Say the phrase the net today, and surely the first thing that springs to mind is the internet. It even sounds outdated, conjuring up fossil browsers like Netscape, as we mostly just refer to the technology as the internet or being online.
Net does survive in the expression net neutrality, the principle that internet service providers should treat all traffic the same—and rules about which the US Federal Communication Commissions (FCC) repealed last week to great objection. The term was coined by Tim Wu, a professor of media law at Cornell University, in 2003, when net was a more relevant term.
Incredible, though, isn’t it, how the net more immediately calls up email, Twitter, or cat videos than it does, you know, an actual net that catches fish or a soccer ball? How did we get here?
Casting out the net…
Net is an old word in the language. The Oxford English Dictionary (OED) finds hnett, among other forms, in Old English gospels. Consonants clusters beginning with h were very common in Old English. Ring began as hring, loaf started out hlaf, and nut was originally hnut before we lost those initial aspirations.
This Old English hnett was first and foremost the “open mesh of twine” kind. But the metaphorical suggestions of this technology—yes, let’s not forget that rope-makers were the original startups—were not lost on the Anglo-Saxons. We can also find net for “a moral or mental snare” and “a spider’s web” in Old English, as the OED wonderfully records.
Now, we might well think that net—as in “gross” or “final,” like in a company’s net profits—is another metaphorical extension. I, for one, have always loosely imagined this net as referring to all the stuff a net caught, as what remains, the net here acting like a kind of sieve.
But that’s not the case.
This net is actually related to neat. It comes from the Old French net, meaning “clean” or “pure.” English first borrowed it in the early 1300s, when it described someone as “trim” or “smart” in dress, broadening out to “elegant,” “good,” and “decent,” then “free from further deductions” in the early 1400s. The Old French net ultimately goes back to a Latin verb, nitere, “to shine,” which also eventually yielded neat. Lots of metaphor at work here.
…and dragging it back in
Fast forward to the 1960–70s, when the internet was being developed. We can find the net referring to interconnected computer networks as early as 1970. In 1971, we can find ARAPNET, parent to the internet as we now know and use it; the US Department of Defense created it as part of its Advanced Research Projects Agency, or ARPA. And In 1972, we can see an early instance of internet as such. Here’s the New York Times on why we did—and now largely no longer—capitalize internet.

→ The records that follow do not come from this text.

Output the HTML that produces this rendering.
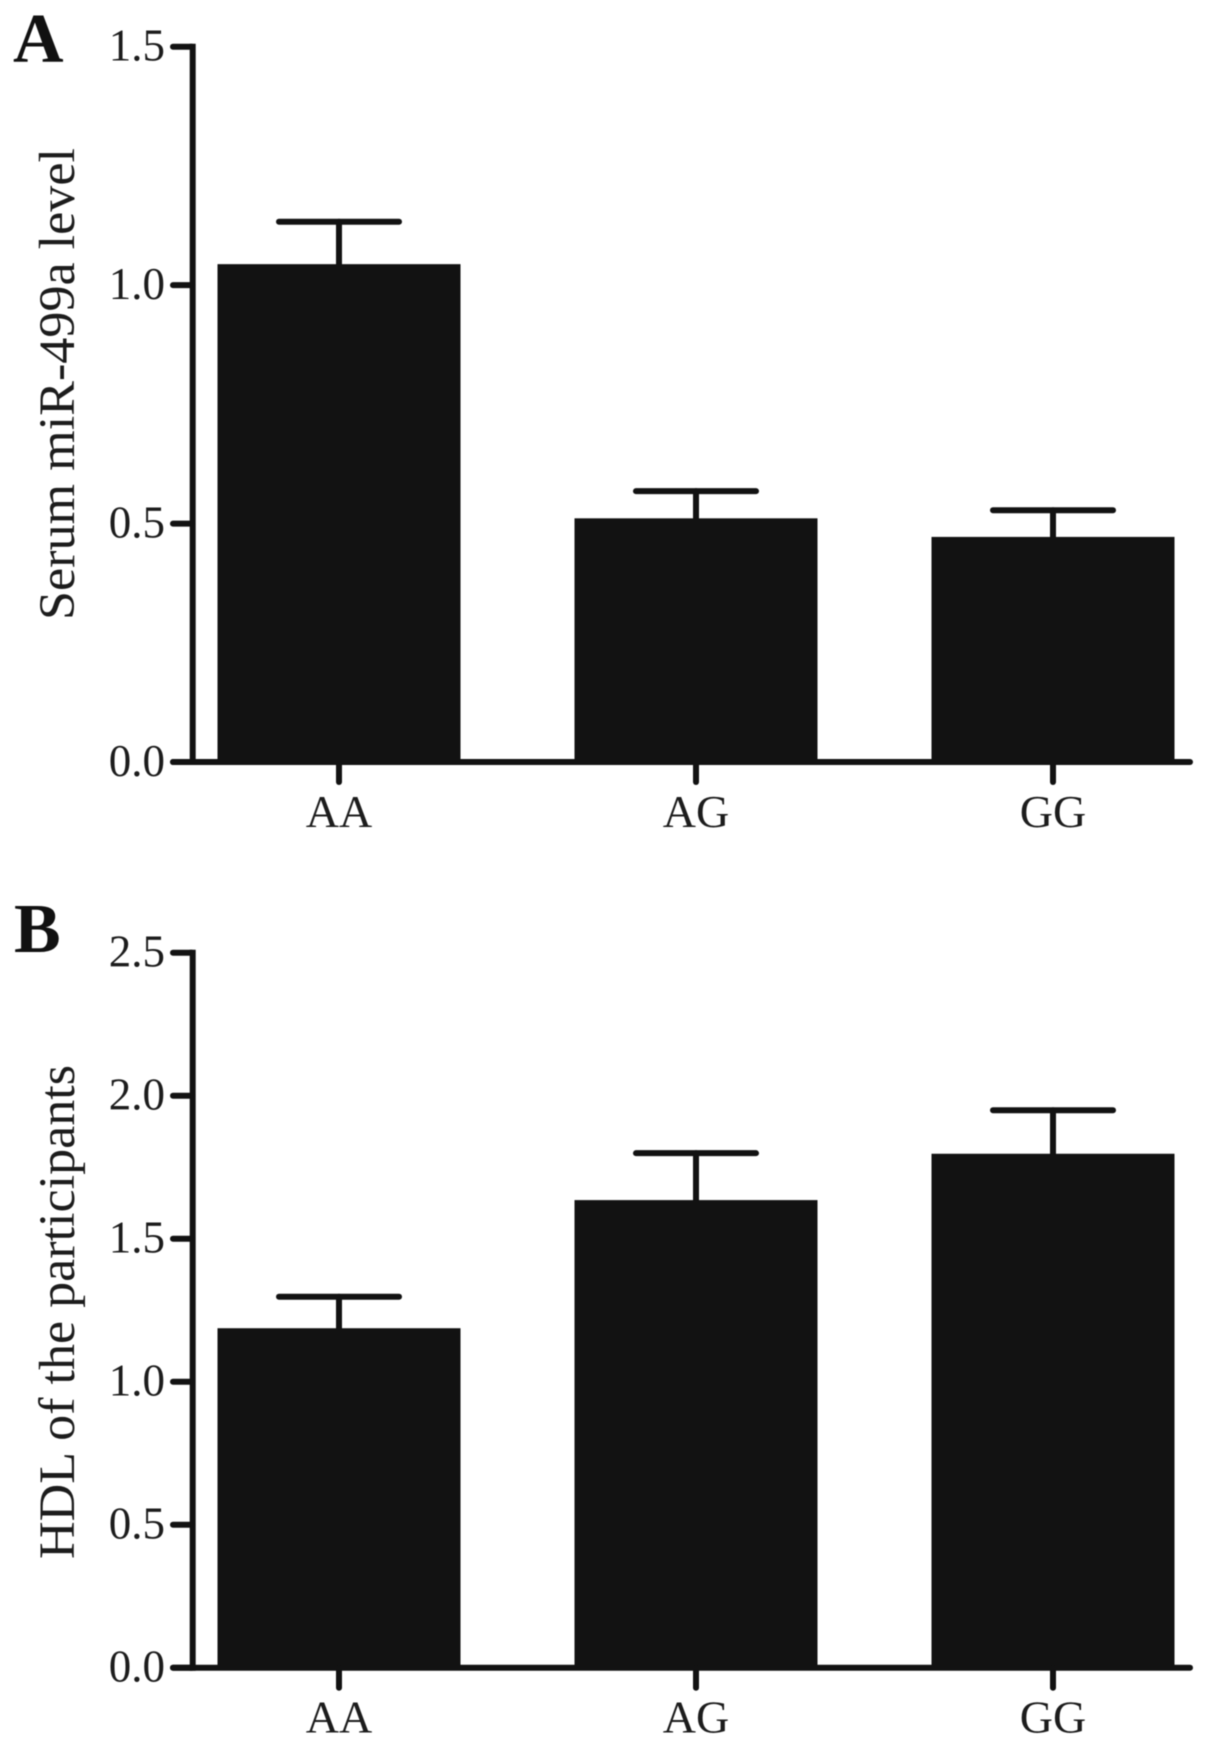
<!DOCTYPE html>
<html lang="en">
<head>
<meta charset="utf-8">
<title>Serum miR-499a level and HDL by genotype</title>
<style>
html,body{margin:0;padding:0;background:#fff;width:1205px;height:1746px;overflow:hidden}
svg{display:block;filter:blur(0.45px)}
text{font-family:"Liberation Serif",serif;fill:#1c1c1c}
</style>
</head>
<body>
<svg id="fig" xmlns="http://www.w3.org/2000/svg" width="1205" height="1746" viewBox="0 0 1205 1746"></svg>
<script>
const categories = ['AA', 'AG', 'GG'];
const panelAValues = [1.044, 0.511, 0.472];
const panelAUpper = [1.133, 0.568, 0.528];
const panelATicks = ['0.0', '0.5', '1.0', '1.5'];
const panelBValues = [1.187, 1.635, 1.797];
const panelBUpper = [1.297, 1.799, 1.949];
const panelBTicks = ['0.0', '0.5', '1.0', '1.5', '2.0', '2.5'];

const svg = document.getElementById('fig');
const NS = 'http://www.w3.org/2000/svg';
const INK = '#121212';
const centers = [339, 696, 1053];
const barWidth = 243;
const capWidth = 120;

function mk(tag, attrs, parent, txt) {
  const el = document.createElementNS(NS, tag);
  for (const k in attrs) el.setAttribute(k, attrs[k]);
  if (txt !== undefined) el.textContent = txt;
  parent.appendChild(el);
  return el;
}
function drawPanel(cfg) {
  const g = cfg.group;
  const yScale = v => cfg.y0 - (v / cfg.maxV) * (cfg.y0 - cfg.yTop);
  const stroke = {stroke: INK, 'stroke-width': 6, 'stroke-linecap': 'round', fill: 'none'};

  cfg.values.forEach((v, i) => {
    const cx = centers[i];
    const stem = mk('line', Object.assign({x1: cx, x2: cx, y1: yScale(v), y2: yScale(cfg.upper[i])}, stroke), g);
    
    
    const cap = mk('line', Object.assign({x1: cx - capWidth / 2, x2: cx + capWidth / 2, y1: yScale(cfg.upper[i]), y2: yScale(cfg.upper[i])}, stroke), g);
    
    
    const bar = mk('rect', {x: cx - barWidth / 2, y: yScale(v), width: barWidth, height: cfg.y0 - yScale(v), fill: INK}, g);
    
    
  });

  const yAxis = mk('line', Object.assign({}, stroke, {x1: 192.7, x2: 192.7, y1: cfg.yTop, y2: cfg.y0, 'stroke-linecap': 'square'}), g);
  
  
  const xAxis = mk('line', Object.assign({x1: 173, x2: 1190, y1: cfg.y0, y2: cfg.y0}, stroke), g);
  
  

  cfg.ticks.forEach(t => {
    const y = yScale(parseFloat(t));
    const tick = mk('line', Object.assign({x1: 173, x2: 192, y1: y, y2: y}, stroke), g);
    
    
    const label = mk('text', {x: 165, y: y + 14, 'text-anchor': 'end', 'font-size': 45}, g, t);
    
    
  });

  categories.forEach((c, i) => {
    const cx = centers[i];
    const tick = mk('line', Object.assign({x1: cx, x2: cx, y1: cfg.y0, y2: cfg.y0 + 20}, stroke), g);
    
    
    const label = mk('text', {x: cx, y: cfg.y0 + 65, 'text-anchor': 'middle', 'font-size': 46}, g, c);
    
    
  });

  const title = mk('text', {
    transform: 'translate(74 ' + cfg.titleY + ') rotate(-90)',
    'text-anchor': 'middle', 'font-size': 51,
    textLength: cfg.titleLen, lengthAdjust: 'spacingAndGlyphs'
  }, g, cfg.title);
  
  

  const letter = mk('text', {x: cfg.letterX, y: cfg.letterY, 'font-size': 70, 'font-weight': 'bold', style: 'fill:#111'}, g, cfg.letter);
  
  
}

const groupA = mk('g', {}, svg);


const groupB = mk('g', {}, svg);



drawPanel({group: groupA, values: panelAValues, upper: panelAUpper, ticks: panelATicks, maxV: 1.5,
  y0: 762, yTop: 46.7, title: 'Serum miR-499a level', titleY: 384, titleLen: 472,
  letter: 'A', letterX: 13, letterY: 62});
drawPanel({group: groupB, values: panelBValues, upper: panelBUpper, ticks: panelBTicks, maxV: 2.5,
  y0: 1667.7, yTop: 952.7, title: 'HDL of the participants', titleY: 1312, titleLen: 494,
  letter: 'B', letterX: 14, letterY: 952});
</script>
</body>
</html>
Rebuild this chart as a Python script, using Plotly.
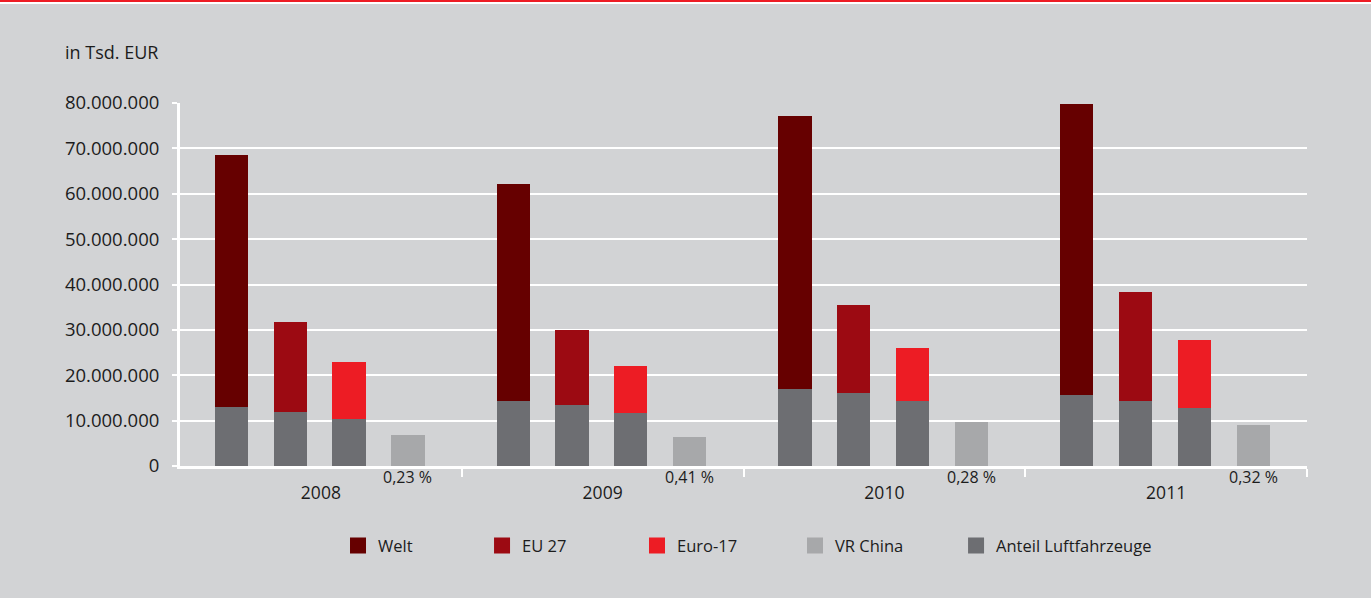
import plotly.graph_objects as go

# ---- data (values in Tsd. EUR) ----
years = ["2008", "2009", "2010", "2011"]
welt = [68_600_000, 62_200_000, 77_200_000, 79_850_000]
eu27 = [31_700_000, 29_900_000, 35_450_000, 38_300_000]
euro17 = [22_900_000, 22_000_000, 25_950_000, 27_700_000]
vr_china = [6_750_000, 6_300_000, 9_600_000, 8_950_000]
# aircraft share of Welt / EU 27 / Euro-17
anteil_welt = [12_900_000, 14_250_000, 16_900_000, 15_600_000]
anteil_eu27 = [11_800_000, 13_350_000, 16_000_000, 14_250_000]
anteil_euro17 = [10_300_000, 11_600_000, 14_250_000, 12_700_000]
china_pct = ["0,23 %", "0,41 %", "0,28 %", "0,32 %"]

series_names = ["Welt", "EU 27", "Euro-17", "VR China", "Anteil Luftfahrzeuge"]
colors = {
    "Welt": "#660000",
    "EU 27": "#9c0a12",
    "Euro-17": "#ed1c24",
    "VR China": "#a7a8aa",
    "Anteil Luftfahrzeuge": "#6d6e72",
}

BG = "#d2d3d5"
TXT = "#1c1c1c"
FONT = "Open Sans"

# layout of bars inside each year group (group width = 1)
offsets = [-0.3176, -0.1087, 0.0995, 0.3089]
bar_w = 0.118
centers = [i + 0.5 for i in range(len(years))]
legend_x = [0.1402, 0.268, 0.4055, 0.5457, 0.6886]


def xs(k):
    return [c + offsets[k] for c in centers]


fig = go.Figure()

totals = [welt, eu27, euro17, vr_china]
for k, (name, vals) in enumerate(zip(series_names[:4], totals)):
    fig.add_trace(go.Bar(
        x=xs(k), y=vals, width=bar_w, name=name,
        marker=dict(color=colors[name], line=dict(width=0)),
        showlegend=False, hoverinfo="name+y",
    ))

# aircraft share drawn over the lower part of the first three bars
air_x, air_y = [], []
for k, vals in enumerate([anteil_welt, anteil_eu27, anteil_euro17]):
    air_x += xs(k)
    air_y += vals
fig.add_trace(go.Bar(
    x=air_x, y=air_y, width=bar_w, name="Anteil Luftfahrzeuge",
    marker=dict(color=colors["Anteil Luftfahrzeuge"], line=dict(width=0)),
    showlegend=False, hoverinfo="name+y",
))

# legend entries, one legend box each so they can be spaced like the original
legend_layouts = {}
for i, name in enumerate(series_names):
    lid = "legend" if i == 0 else f"legend{i + 1}"
    fig.add_trace(go.Scatter(
        x=[None], y=[None], mode="markers", name=name, legend=lid,
        marker=dict(symbol="square", size=16, color=colors[name], line=dict(width=0)),
        showlegend=True,
    ))
    legend_layouts[lid] = dict(
        orientation="h", x=legend_x[i], xanchor="left", y=-0.22, yanchor="middle",
        bgcolor="rgba(0,0,0,0)", font=dict(family=FONT, size=16.5, color=TXT),
        itemclick=False, itemdoubleclick=False,
    )

annotations = [
    dict(text="in Tsd. EUR", xref="paper", yref="paper", x=-0.104, y=1.1405,
         xanchor="left", yanchor="middle", showarrow=False,
         font=dict(family=FONT, size=18, color=TXT)),
]
for c, t in zip(xs(3), china_pct):
    annotations.append(dict(
        text=t, x=c, y=0, xref="x", yref="y", xanchor="center", yanchor="middle",
        yshift=-11, showarrow=False, font=dict(family=FONT, size=16, color=TXT)))

fig.update_layout(
    width=1371, height=598,
    margin=dict(l=180, r=64, t=103, b=132),
    paper_bgcolor=BG, plot_bgcolor=BG,
    barmode="overlay", bargap=0,
    separators=",.",
    font=dict(family=FONT, color=TXT),
    annotations=annotations,
    shapes=[
        dict(type="rect", xref="paper", yref="paper", x0=-0.2, x1=1.1,
             ysizemode="pixel", yanchor=1, y0=101, y1=104,
             fillcolor="#ed1c24", line=dict(width=0), layer="above"),
        dict(type="rect", xref="paper", yref="paper", x0=-0.2, x1=1.1,
             ysizemode="pixel", yanchor=1, y0=99, y1=101,
             fillcolor="#ffffff", line=dict(width=0), layer="above"),
    ],
    xaxis=dict(
        range=[0, 4], tickvals=centers, ticktext=years, ticks="",
        showgrid=False, zeroline=False, showline=True, linecolor="white", linewidth=3,
        tickfont=dict(family=FONT, size=17.5, color=TXT), ticklabelstandoff=9,
        minor=dict(tickvals=[1, 2, 3, 4], ticks="outside", ticklen=8,
                   tickcolor="white", tickwidth=1.5, showgrid=False),
        fixedrange=True,
    ),
    yaxis=dict(
        range=[0, 80_000_000], dtick=10_000_000, tickformat=",d",
        showgrid=True, gridcolor="white", gridwidth=2, zeroline=False,
        showline=True, linecolor="white", linewidth=3,
        ticks="outside", ticklen=5, tickcolor="white", tickwidth=2,
        tickfont=dict(family=FONT, size=18.5, color=TXT), ticklabelstandoff=9,
        fixedrange=True,
    ),
    **legend_layouts,
)

fig.write_html(
    "out.html",
    config={"displayModeBar": False},
    post_script="document.body.style.margin='0';document.body.style.overflow='hidden';",
)
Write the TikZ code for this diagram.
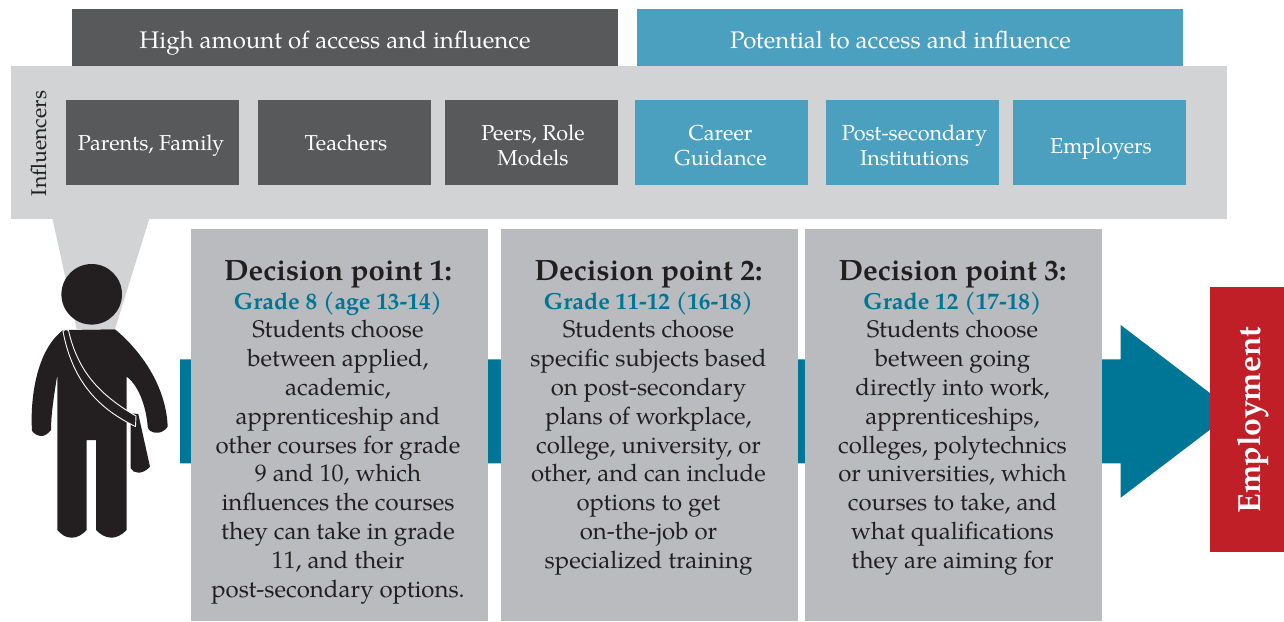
\documentclass[tikz,border=0pt]{standalone}
\usepackage{fontspec}
\setmainfont{TeX Gyre Pagella}
\definecolor{dark}{HTML}{58595B}
\definecolor{blu}{HTML}{4BA0BF}
\definecolor{lgray}{HTML}{D1D3D4}
\definecolor{mgray}{HTML}{B9BBBE}
\definecolor{teal}{HTML}{007697}
\definecolor{redb}{HTML}{C01F28}
\definecolor{ink}{HTML}{231F20}
\newcommand{\dphead}[1]{{\bfseries\fontsize{29.4}{29}\selectfont #1}}
\newcommand{\dpgrade}[1]{{\bfseries\fontsize{23.3}{29}\selectfont\color{teal} #1}}
\tikzset{x=1pt,y=-1pt,
 box/.style={inner sep=0,outer sep=0,anchor=north west,minimum width=173,minimum height=85},
 hdr/.style={inner sep=0,outer sep=0,anchor=north west,minimum width=546,minimum height=57},
 htxt/.style={inner sep=0,text=white,font=\fontsize{24}{28}\selectfont},
 lbl/.style={inner sep=0,align=center,text=white,font=\fontsize{21.6}{24.5}\selectfont},
 card/.style={inner sep=0,anchor=north,align=center,text=ink,font=\fontsize{24}{28.8}\selectfont}}
\begin{document}
\begin{tikzpicture}
\useasboundingbox (0,0) rectangle (1284,621);
\fill[white] (0,0) rectangle (1284,621);
\node[hdr,fill=dark] (h1) at (72,9) {};
\node[hdr,fill=blu] (h2) at (637,9) {};
\node[htxt,xshift=-10pt,yshift=-5.5pt] (th1) at (h1.center) {High amount of access and influence};
\node[htxt,xshift=-9.5pt,yshift=-2.5pt] (th2) at (h2.center) {Potential to access and influence};
% influencer panel and cone
\fill[lgray] (51.7,215) -- (150.5,215) -- (115,329) -- (76.7,329) -- cycle;
\node[box,fill=lgray,minimum width=1216,minimum height=152.5] (inf) at (11,66) {};
\node[rotate=90,text=ink,inner sep=0,font=\fontsize{21.3}{24}\selectfont] (il) at (38.5,143.5) {Influencers};
\node[box,fill=dark] (a) at (66,100) {};
\node[box,fill=dark] (b) at (258,100) {};
\node[box,fill=dark] (c) at (445,100) {};
\node[box,fill=blu] (d) at (635,100) {};
\node[box,fill=blu] (e) at (826,100) {};
\node[box,fill=blu] (f) at (1013,100) {};
\node[lbl,yshift=-3pt,xshift=-1.5pt] (ta) at (a.center) {Parents, Family};
\node[lbl,yshift=0pt,xshift=1.5pt] (tb) at (b.center) {Teachers};
\node[lbl,yshift=-3pt,xshift=1.5pt] (tc) at (c.center) {Peers, Role\\Models};
\node[lbl,yshift=-3pt,xshift=-1pt] (td) at (d.center) {Career\\Guidance};
\node[lbl,yshift=-3pt,xshift=2pt] (te) at (e.center) {Post-secondary\\Institutions};
\node[lbl,yshift=-6pt,xshift=1.5pt] (tf) at (f.center) {Employers};
% main arrow
\fill[teal] (180,359.3) -- (1120.7,359.3) -- (1120.7,325) -- (1234,411.4) -- (1120.7,497.7) -- (1120.7,463.4) -- (180,463.4) -- cycle;
% cards
\fill[mgray] (191,229) rectangle (488,621);
\fill[mgray] (501,229) rectangle (798,621);
\fill[mgray] (805,229) rectangle (1102,621);
\node[card] (p1) at (338,260) {\dphead{Decision point 1:}\\\dpgrade{Grade 8 (age 13-14)}\\Students choose\\between applied,\\academic,\\apprenticeship and\\other courses for grade\\9 and 10, which\\influences the courses\\they can take in grade\\11, and their\\post-secondary options.};
\node[card] (p2) at (648.5,260) {\dphead{Decision point 2:}\\\dpgrade{Grade 11-12 (16-18)}\\Students choose\\specific subjects based\\on post-secondary\\plans of workplace,\\college, university, or\\other, and can include\\options to get\\on-the-job or\\specialized training};
\node[card] (p3) at (952.5,260) {\dphead{Decision point 3:}\\\dpgrade{Grade 12 (17-18)}\\Students choose\\between going\\directly into work,\\apprenticeships,\\colleges, polytechnics\\or universities, which\\courses to take, and\\what qualifications\\they are aiming for};
% employment
\node[box,fill=redb,minimum width=74,minimum height=265] (emp) at (1210,287) {};
\node[rotate=90,text=white,inner sep=0,font=\bfseries\fontsize{32}{36}\selectfont] (empt) at (1253,420) {Employment};
% person
\fill[ink] (91.7,294.3) circle (30.3);
\fill[ink] (63.3,330) -- (115,329.3)
  .. controls (140,350) and (166,385) .. (167.7,426.7)
  .. controls (165,431) and (160,433) .. (156.7,432.7)
  .. controls (152,433) and (148,430) .. (147.7,426.7)
  .. controls (146,405) and (138,385) .. (126.7,376.7)
  -- (126.7,530) .. controls (122,535) and (116,537.7) .. (111.7,537.7)
  .. controls (105,537.7) and (100,534) .. (96,530)
  -- (96,440) -- (86.7,440) -- (86.7,530)
  .. controls (82,535) and (77,537.7) .. (71.7,537.7)
  .. controls (65,537.7) and (61,534) .. (57.3,530)
  -- (57.3,375) .. controls (54,395) and (51,415) .. (51,430)
  .. controls (48,434) and (44,436) .. (41.7,436)
  .. controls (38,436) and (34,434) .. (32,430.7)
  .. controls (30,400) and (36,350) .. (63.3,330) -- cycle;
\fill[ink] (130.7,413.3) -- (138.3,414) -- (150,466.7)
  .. controls (146,471) and (142,472.7) .. (138.3,472.7)
  .. controls (135,472.7) and (132,471) .. (130.7,468.3) -- cycle;
\draw[white,line width=0.9pt,fill=ink,line join=round] (63,331.5) .. controls (65,329) and (67,329) .. (68.5,330.5)
  .. controls (78,372) and (100,395) .. (136,416)
  -- (135.5,426.5)
  .. controls (95,407) and (72,378) .. (63,331.5) -- cycle;
\end{tikzpicture}
\end{document}
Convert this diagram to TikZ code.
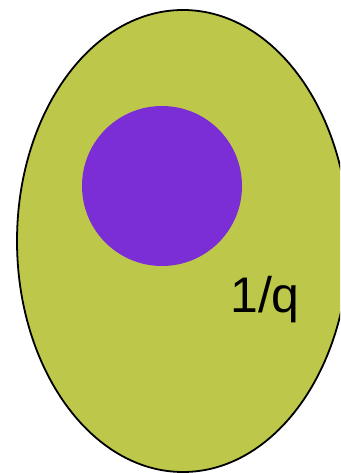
\documentclass[tikz,border=0pt]{standalone}
\usepackage{fontspec}
\setmainfont{Liberation Sans}
\definecolor{olive}{RGB}{189,200,74}
\definecolor{violet}{RGB}{123,45,214}
\begin{document}
\begin{tikzpicture}[x=1pt,y=-1pt]
\useasboundingbox (0,0) rectangle (340,473);
\begin{scope}
\clip (0,0) rectangle (340,473);
\draw[fill=olive,line width=1.8pt] (183,241) ellipse [x radius=166, y radius=231];
\end{scope}
\fill[violet] (162,186) circle [radius=80];
\node[anchor=base west,inner sep=0pt,font=\fontsize{50}{60}\selectfont] (lbl) at (230,312) {1/q};
\end{tikzpicture}
\end{document}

All the terms are a bit tricky to, um, disentangle, but here’s the basic idea. With the rise of railways, electricity, and other modern infrastructure the 19th century, both net and network (originally a “work of net” in the 1530s) starting referring to complex, interconnected systems. Network, especially, was extended to broadcasting in the 1910s and to computers as early as 1962. We can find the sense of a safety net by 1905 and of a social network by 1946. And an internetwork was used for a “networks of networks”—shortened to the internet in the early 1970s, as we saw.
That means, ultimately, the internet starts with net, adds on work, joins with inter, then ditches that work. For a time in the 1990–2000s, it lost the inter, too.
Internetwork itself (inter, “between, reciprocal”) wasn’t a novel coinage, though. The OED attests it 1894 as a translation of the German Zwischennetze (literally, “between nets”), used for an “interconnecting network” in a biological context; a 1935 citation shows internetwork used in an electrical one.
In more ways than one, internet is all about being connected—and that’s no etymological coincidence, too. If we cast out the etymology of net past Old English, we’ll find a Germanic root, then an Indo-European one. It’s hypothesized net is rooted in the Proto-Indo-European *ned-, “to bind” or “tie,” which produced nodus (“knot”) and nexus (“bond, obligation”) in Latin. The former gives us words more conspicuous derivatives like node and nodule, but also noose and denouement (via French, literally an “unknotting”). The later gives us nexus, yes, as well as annex and connect.
It’s like etymology is one big, oh, I don’t now, network or something.